## [SHORT EXERCISE]
Look through the data below and output, unchanged, every line from the one holding "Rebuild this chart" through the one holding "df = pd.DataFrame(rows)", inclusive. Skip the pictures.

[Plotting code records]
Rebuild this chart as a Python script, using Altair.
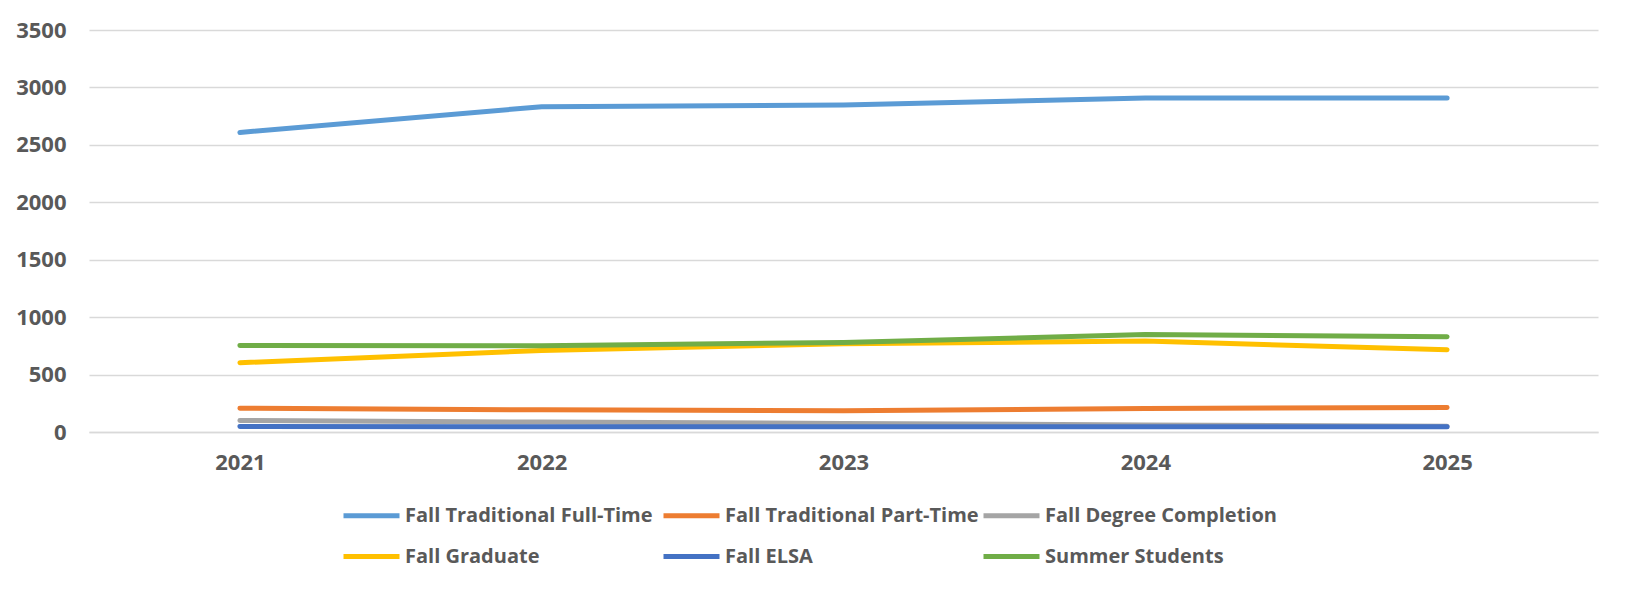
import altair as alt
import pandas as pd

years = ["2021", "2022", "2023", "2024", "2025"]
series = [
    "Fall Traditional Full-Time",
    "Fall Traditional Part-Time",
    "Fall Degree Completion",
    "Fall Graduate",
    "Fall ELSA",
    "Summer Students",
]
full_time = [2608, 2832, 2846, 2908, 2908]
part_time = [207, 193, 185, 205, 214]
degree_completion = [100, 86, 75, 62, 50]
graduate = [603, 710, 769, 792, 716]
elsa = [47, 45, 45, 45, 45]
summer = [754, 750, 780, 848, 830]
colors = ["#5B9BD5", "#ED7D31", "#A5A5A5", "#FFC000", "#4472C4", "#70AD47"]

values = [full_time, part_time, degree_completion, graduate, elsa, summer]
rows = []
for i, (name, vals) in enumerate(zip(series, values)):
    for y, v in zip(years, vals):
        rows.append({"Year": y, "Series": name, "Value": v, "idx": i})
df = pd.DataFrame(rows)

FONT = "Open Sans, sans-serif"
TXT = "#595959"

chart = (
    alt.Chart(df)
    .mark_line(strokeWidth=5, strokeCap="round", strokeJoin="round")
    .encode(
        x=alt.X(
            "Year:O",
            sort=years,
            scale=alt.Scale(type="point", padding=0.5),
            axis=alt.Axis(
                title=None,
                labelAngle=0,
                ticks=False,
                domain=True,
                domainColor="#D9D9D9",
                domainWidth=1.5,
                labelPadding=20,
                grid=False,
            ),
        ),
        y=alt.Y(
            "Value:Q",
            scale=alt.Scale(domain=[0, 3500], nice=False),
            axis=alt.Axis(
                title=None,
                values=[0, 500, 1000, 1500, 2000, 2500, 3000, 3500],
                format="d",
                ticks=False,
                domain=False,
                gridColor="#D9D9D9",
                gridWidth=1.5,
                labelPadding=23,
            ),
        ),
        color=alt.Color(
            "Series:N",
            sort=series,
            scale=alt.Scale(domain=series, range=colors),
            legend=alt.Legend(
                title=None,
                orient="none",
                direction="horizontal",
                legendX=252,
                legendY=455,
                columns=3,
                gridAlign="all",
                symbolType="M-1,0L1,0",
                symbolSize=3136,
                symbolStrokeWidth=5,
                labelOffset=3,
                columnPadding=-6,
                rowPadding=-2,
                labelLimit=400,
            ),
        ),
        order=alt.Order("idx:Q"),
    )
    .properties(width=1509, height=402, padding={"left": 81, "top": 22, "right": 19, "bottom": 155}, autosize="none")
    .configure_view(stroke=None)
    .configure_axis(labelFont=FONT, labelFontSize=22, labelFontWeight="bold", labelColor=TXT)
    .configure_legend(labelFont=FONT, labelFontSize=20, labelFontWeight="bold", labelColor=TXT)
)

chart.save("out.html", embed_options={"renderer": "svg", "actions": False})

...

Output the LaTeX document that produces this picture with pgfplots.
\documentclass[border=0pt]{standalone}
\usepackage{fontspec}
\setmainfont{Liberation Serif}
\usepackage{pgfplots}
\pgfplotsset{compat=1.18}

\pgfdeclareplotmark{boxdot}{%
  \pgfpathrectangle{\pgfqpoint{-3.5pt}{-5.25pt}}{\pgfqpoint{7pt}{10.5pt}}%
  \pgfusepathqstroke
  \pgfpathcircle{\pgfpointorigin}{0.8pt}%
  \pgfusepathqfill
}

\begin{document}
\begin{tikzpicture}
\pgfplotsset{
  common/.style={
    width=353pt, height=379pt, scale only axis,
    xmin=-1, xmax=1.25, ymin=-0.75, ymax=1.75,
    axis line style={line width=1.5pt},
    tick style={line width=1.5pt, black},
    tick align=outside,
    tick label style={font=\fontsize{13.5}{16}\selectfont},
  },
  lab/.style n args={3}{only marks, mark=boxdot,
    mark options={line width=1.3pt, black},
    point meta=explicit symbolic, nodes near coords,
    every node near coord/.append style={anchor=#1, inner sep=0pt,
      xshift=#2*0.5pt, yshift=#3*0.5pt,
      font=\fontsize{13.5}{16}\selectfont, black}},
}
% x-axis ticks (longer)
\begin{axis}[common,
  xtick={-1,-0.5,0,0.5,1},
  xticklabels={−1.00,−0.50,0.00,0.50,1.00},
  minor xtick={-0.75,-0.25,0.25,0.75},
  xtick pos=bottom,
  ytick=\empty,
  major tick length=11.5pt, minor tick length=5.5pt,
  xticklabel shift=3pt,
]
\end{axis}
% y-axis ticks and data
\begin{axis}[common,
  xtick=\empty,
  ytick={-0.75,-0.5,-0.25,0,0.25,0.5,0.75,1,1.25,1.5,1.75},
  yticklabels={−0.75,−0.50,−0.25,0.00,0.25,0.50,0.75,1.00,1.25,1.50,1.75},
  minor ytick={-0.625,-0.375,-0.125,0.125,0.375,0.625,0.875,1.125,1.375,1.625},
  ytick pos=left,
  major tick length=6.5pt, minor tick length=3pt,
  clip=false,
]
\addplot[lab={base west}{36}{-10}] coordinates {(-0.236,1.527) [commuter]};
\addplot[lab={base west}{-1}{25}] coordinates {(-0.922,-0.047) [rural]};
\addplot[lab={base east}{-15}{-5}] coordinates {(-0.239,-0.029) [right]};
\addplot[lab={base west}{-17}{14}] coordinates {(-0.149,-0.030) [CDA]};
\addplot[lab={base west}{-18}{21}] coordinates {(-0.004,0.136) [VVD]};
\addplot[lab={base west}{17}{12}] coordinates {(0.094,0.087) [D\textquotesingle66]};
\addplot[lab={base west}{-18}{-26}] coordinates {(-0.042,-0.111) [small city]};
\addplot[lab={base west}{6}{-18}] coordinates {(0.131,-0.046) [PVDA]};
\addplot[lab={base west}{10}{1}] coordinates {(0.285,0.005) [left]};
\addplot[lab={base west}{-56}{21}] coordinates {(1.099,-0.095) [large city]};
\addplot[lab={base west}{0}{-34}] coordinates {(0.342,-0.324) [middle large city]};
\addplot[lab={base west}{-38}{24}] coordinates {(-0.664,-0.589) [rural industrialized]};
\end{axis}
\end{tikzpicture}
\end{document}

## [CORRECT ANSWER]
Rebuild this chart as a Python script, using Altair.
import altair as alt
import pandas as pd

years = ["2021", "2022", "2023", "2024", "2025"]
series = [
    "Fall Traditional Full-Time",
    "Fall Traditional Part-Time",
    "Fall Degree Completion",
    "Fall Graduate",
    "Fall ELSA",
    "Summer Students",
]
full_time = [2608, 2832, 2846, 2908, 2908]
part_time = [207, 193, 185, 205, 214]
degree_completion = [100, 86, 75, 62, 50]
graduate = [603, 710, 769, 792, 716]
elsa = [47, 45, 45, 45, 45]
summer = [754, 750, 780, 848, 830]
colors = ["#5B9BD5", "#ED7D31", "#A5A5A5", "#FFC000", "#4472C4", "#70AD47"]

values = [full_time, part_time, degree_completion, graduate, elsa, summer]
rows = []
for i, (name, vals) in enumerate(zip(series, values)):
    for y, v in zip(years, vals):
        rows.append({"Year": y, "Series": name, "Value": v, "idx": i})
df = pd.DataFrame(rows)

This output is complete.